Just for sake of argument my document looks like:

    {
       "id": "ChIJT3DV8zM5TRMRlVS4y79AH7A",
        "name": "Žabljak"
    }

field name has autocomplete analyzer:

    {
        "type": "search_as_you_type",
         "doc_values": false,
         "max_shingle_size": 3,
         "analyzer": "autocomplete"
    }

My analyzer:

    {
      "analyzer": {
        "autocomplete": {
          "filter": [
            "autocomplete",
            "trim",
            "asciifolding",
            "lowercase",
            "serbian_stemmer",
            "russian_stemmer"
          ],
          "type": "custom",
          "tokenizer": "standard"
        }
      }
    }

My filters

    {
      "filter": {
        "russian_stemmer": {
          "type": "stemmer",
          "language": "russian"
        },
        "autocomplete": {
          "type": "edge_ngram",
          "min_gram": "3",
          "max_gram": "15"
        },
        "serbian_stemmer": {
          "type": "stemmer",
          "language": "serbian"
        }
      }
    }

So, bottom line, the analyzer works, but its tokens are not being used in the query.

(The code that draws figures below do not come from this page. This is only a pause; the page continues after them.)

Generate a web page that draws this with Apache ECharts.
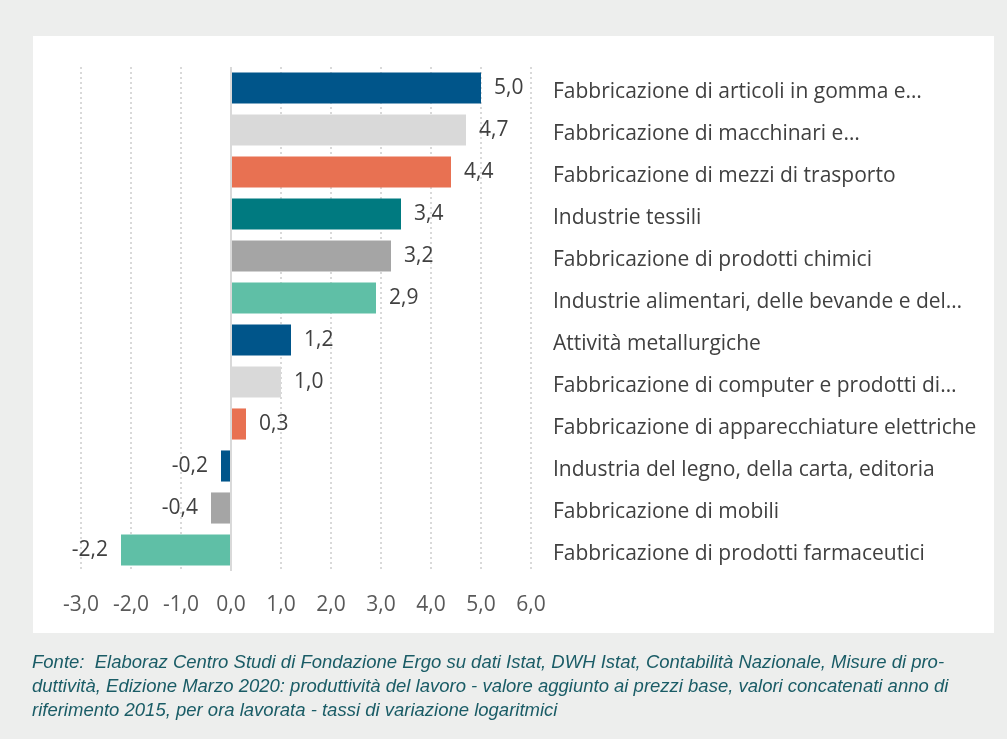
<!DOCTYPE html>
<html>
<head>
<meta charset="utf-8">
<script src="https://cdn.jsdelivr.net/npm/echarts@6/dist/echarts.min.js"></script>
<style>
  html, body { margin: 0; padding: 0; background: #ffffff; }
  #chart { width: 1007px; height: 739px; }
</style>
</head>
<body>
<div id="chart"></div>
<script>
// dati del grafico
var categorie = [
  "Fabbricazione di articoli in gomma e…",
  "Fabbricazione di macchinari e…",
  "Fabbricazione di mezzi di trasporto",
  "Industrie tessili",
  "Fabbricazione di prodotti chimici",
  "Industrie alimentari, delle bevande e del…",
  "Attività metallurgiche",
  "Fabbricazione di computer e prodotti di…",
  "Fabbricazione di apparecchiature elettriche",
  "Industria del legno, della carta, editoria",
  "Fabbricazione di mobili",
  "Fabbricazione di prodotti farmaceutici"
];
var valori = [5.0, 4.7, 4.4, 3.4, 3.2, 2.9, 1.2, 1.0, 0.3, -0.2, -0.4, -2.2];
var colori = ["#00558a", "#d9d9d9", "#e87152", "#007a80", "#a5a5a5", "#5fbfa6",
              "#00558a", "#d9d9d9", "#e87152", "#00558a", "#a5a5a5", "#5fbfa6"];
var fonte = "Fonte:  Elaboraz Centro Studi di Fondazione Ergo su dati Istat, DWH Istat, Contabilità Nazionale, Misure di pro-\n" +
  "duttività, Edizione Marzo 2020: produttività del lavoro - valore aggiunto ai prezzi base, valori concatenati anno di\n" +
  "riferimento 2015, per ora lavorata - tassi di variazione logaritmici";

function virgola(v) {
  return v.toFixed(1).replace(".", ",");
}

var myChart = echarts.init(document.getElementById("chart"));
var option = {
  backgroundColor: "#edeeed",
  animation: false,
  graphic: [
    {
      type: "rect",
      left: 33, top: 36,
      shape: { width: 961, height: 597 },
      style: { fill: "#ffffff" },
      z: -10
    },
    {
      type: "text",
      left: 32, top: 651,
      style: {
        text: fonte,
        fill: "#1a5c66",
        font: "italic 18.5px 'Liberation Sans', Arial",
        lineHeight: 24
      }
    }
  ],
  grid: { left: 81, right: 476, top: 67, bottom: 168 },
  xAxis: {
    type: "value",
    min: -3,
    max: 6,
    interval: 1,
    axisLine: { show: false },
    axisTick: { show: false },
    splitLine: {
      lineStyle: { color: "#d9d9d9", width: 2, type: [2, 3] }
    },
    axisLabel: {
      formatter: virgola,
      color: "#595959",
      fontSize: 21,
      fontFamily: "Open Sans",
      margin: 24
    }
  },
  yAxis: {
    type: "category",
    data: categorie,
    inverse: true,
    position: "right",
    axisLine: { show: false },
    axisTick: { show: false },
    axisLabel: {
      align: "left",
      margin: 22,
      formatter: function (v) { return "{a|" + v + "}"; },
      rich: {
        a: {
          color: "#404040",
          fontSize: 21,
          fontFamily: "Open Sans",
          padding: [8, 0, 0, 0]
        }
      }
    }
  },
  series: [
    {
      type: "bar",
      barCategoryGap: "26%",
      data: valori.map(function (v, i) {
        return {
          value: v,
          itemStyle: { color: colori[i] },
          label: { position: v < 0 ? "left" : "right" }
        };
      }),
      label: {
        show: true,
        distance: 13,
        color: "#404040",
        fontSize: 21,
        fontFamily: "Open Sans",
        formatter: function (p) { return virgola(p.value); }
      },
      markLine: {
        silent: true,
        symbol: "none",
        label: { show: false },
        lineStyle: { color: "#d9d9d9", width: 2, type: "solid" },
        data: [{ xAxis: 0 }]
      }
    }
  ]
};
myChart.setOption(option);
</script>
</body>
</html>
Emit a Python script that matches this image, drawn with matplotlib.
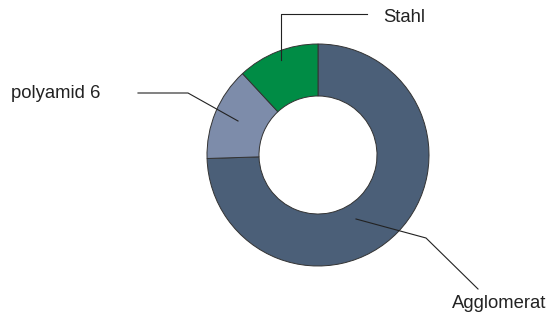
import matplotlib.pyplot as plt

# data
labels = ['Agglomerat', 'polyamid 6', 'Stahl']
values = [74.5, 13.6, 11.9]
colors = ['#4b5f78', '#7d8caa', '#008c45']

plt.rcParams['font.family'] = ['Liberation Sans', 'DejaVu Sans']

W, H = 550, 315
fig = plt.figure(figsize=(W / 100, H / 100), dpi=100)
ax = fig.add_axes([0, 0, 1, 1])

# donut, centre and radius in pixel coords (y measured from bottom)
ax.pie(values, colors=colors, startangle=90, counterclock=False,
       center=(318, H - 155), radius=111,
       wedgeprops=dict(width=52, edgecolor='#333333', linewidth=0.7))

# pie() resets the limits, so set them afterwards
ax.set_xlim(0, W)
ax.set_ylim(0, H)
ax.set_aspect('equal')
ax.axis('off')

# leader lines (pixel coords from the top, converted)
leaders = {
    'Stahl': [(281, 60), (281, 14), (367, 14)],
    'polyamid 6': [(238, 121), (188, 93), (138, 93)],
    'Agglomerat': [(356, 219), (426, 238), (478, 289)],
}
text_pos = {
    'Stahl': (383, 18, 'left'),
    'polyamid 6': (11, 94, 'left'),
    'Agglomerat': (452, 303, 'left'),
}
for name in labels:
    pts = leaders[name]
    ax.plot([p[0] for p in pts], [H - p[1] for p in pts],
            color='#222222', linewidth=0.8)
    x, y, ha = text_pos[name]
    ax.text(x, H - y, name, ha=ha, va='center', fontsize=13.3, color='#222222')

fig.savefig('out.png', dpi=100)
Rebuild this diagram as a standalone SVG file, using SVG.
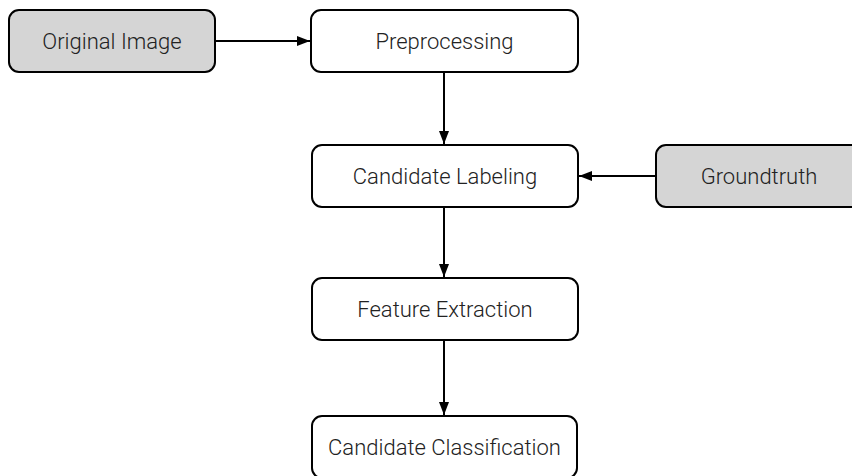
<svg xmlns="http://www.w3.org/2000/svg" width="852" height="476" viewBox="0 0 852 476">
  <style>
    .box { fill: #ffffff; stroke: #000000; stroke-width: 2; }
    .src { fill: #d5d5d5; }
    .label { font-family: Roboto, "Liberation Sans", sans-serif; font-weight: 300; font-size: 22px; fill: #222222; text-anchor: middle; dominant-baseline: central; }
    .edge { stroke: #000000; stroke-width: 2; fill: none; marker-end: url(#arrow); }
  </style>
  <defs>
    <marker id="arrow" viewBox="0 0 13 10" refX="13" refY="5" markerWidth="13" markerHeight="10" markerUnits="userSpaceOnUse" orient="auto">
      <path d="M0,0 L13,5 L0,10 Z" fill="#000000"/>
    </marker>
  </defs>
  <rect width="852" height="476" fill="#ffffff"/>

  <g id="connectors">
    <line class="edge" x1="216" y1="41" x2="310" y2="41"/>
    <line class="edge" x1="444" y1="72" x2="444" y2="144"/>
    <line class="edge" x1="656" y1="176" x2="579" y2="176"/>
    <line class="edge" x1="444" y1="207" x2="444" y2="277"/>
    <line class="edge" x1="444" y1="340" x2="444" y2="415"/>
  </g>

  <g id="original-image">
    <rect class="box src" x="9" y="10" width="206" height="62" rx="10"/>
    <text class="label" x="112" y="41">Original Image</text>
  </g>
  <g id="preprocessing">
    <rect class="box" x="311" y="10" width="267" height="62" rx="10"/>
    <text class="label" x="444.5" y="41">Preprocessing</text>
  </g>
  <g id="candidate-labeling">
    <rect class="box" x="312" y="145" width="266" height="62" rx="10"/>
    <text class="label" x="445" y="176">Candidate Labeling</text>
  </g>
  <g id="groundtruth">
    <rect class="box src" x="656" y="145" width="220" height="62" rx="10"/>
    <text class="label" x="759" y="176">Groundtruth</text>
  </g>
  <g id="feature-extraction">
    <rect class="box" x="312" y="278" width="266" height="62" rx="10"/>
    <text class="label" x="445" y="309">Feature Extraction</text>
  </g>
  <g id="candidate-classification">
    <rect class="box" x="312" y="416" width="265" height="62" rx="10"/>
    <text class="label" x="444.5" y="447">Candidate Classification</text>
  </g>
</svg>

Any idea how to debug this further? I am using es ver 8.13.3

nikola1 · May 21, 2024, 11:16am

I'm unsure about the exact issue with using the stemmer type for language in this solution. It seems only an Elasticsearch expert could provide insight. However, after extensive trial and error, I've managed to configure an analyzer that effectively addresses the problem.

POST index/_settings

    {
      "analysis": {
        "filter": {
          "russian_stemmer": {
            "type": "snowball",
            "language": "Russian"
          },
          "searbian_stemmer": {
            "type": "snowball",
            "language": "Russian"
          },
          "cyrillic_to_latin": {
            "type": "icu_transform",
            "id": "Any-Latin; Latin-ASCII"
          },
          "autocomplete": {
            "type": "edge_ngram",
            "min_gram": "3",
            "max_gram": "15"
          }
        },
        "analyzer": {
          "cyrillic_stemmed_transliterator": {
            "filter": [
              "autocomplete",
              "lowercase",
              "cyrillic_to_latin",
              "russian_stemmer",
              "searbian_stemmer",
              "lowercase",
              "asciifolding"
            ],
            "tokenizer": "standard"
          }
        }
      }
    }

POST index/_mappings

    {
      "properties": {
        "name": {
          "type": "search_as_you_type",
          "analyzer": "cyrillic_stemmed_transliterator"
        }
      }
    }

Now if you have doc like

    {
       "id": "ChIJT3DV8zM5TRMRlVS4y79AH7A",
        "name": "Žabljak"
    }

and you do your search as:

    {
      "query": {
        "multi_match": {
          "query": "жаб", // no matter what you put in here, zab or žab, or жаб
          "type": "bool_prefix",
          "fields": [
            "name"
          ]
        }
      }
    }

you will get correct document.

Purpose of this answer and above question:

If you have property names written in Latin characters but you want to search for them using Cyrillic letters or ascii, you're essentially seeking a way to seamlessly bridge the two character sets for effective search functionality.

system · June 18, 2024, 11:17am

This topic was automatically closed 28 days after the last reply. New replies are no longer allowed.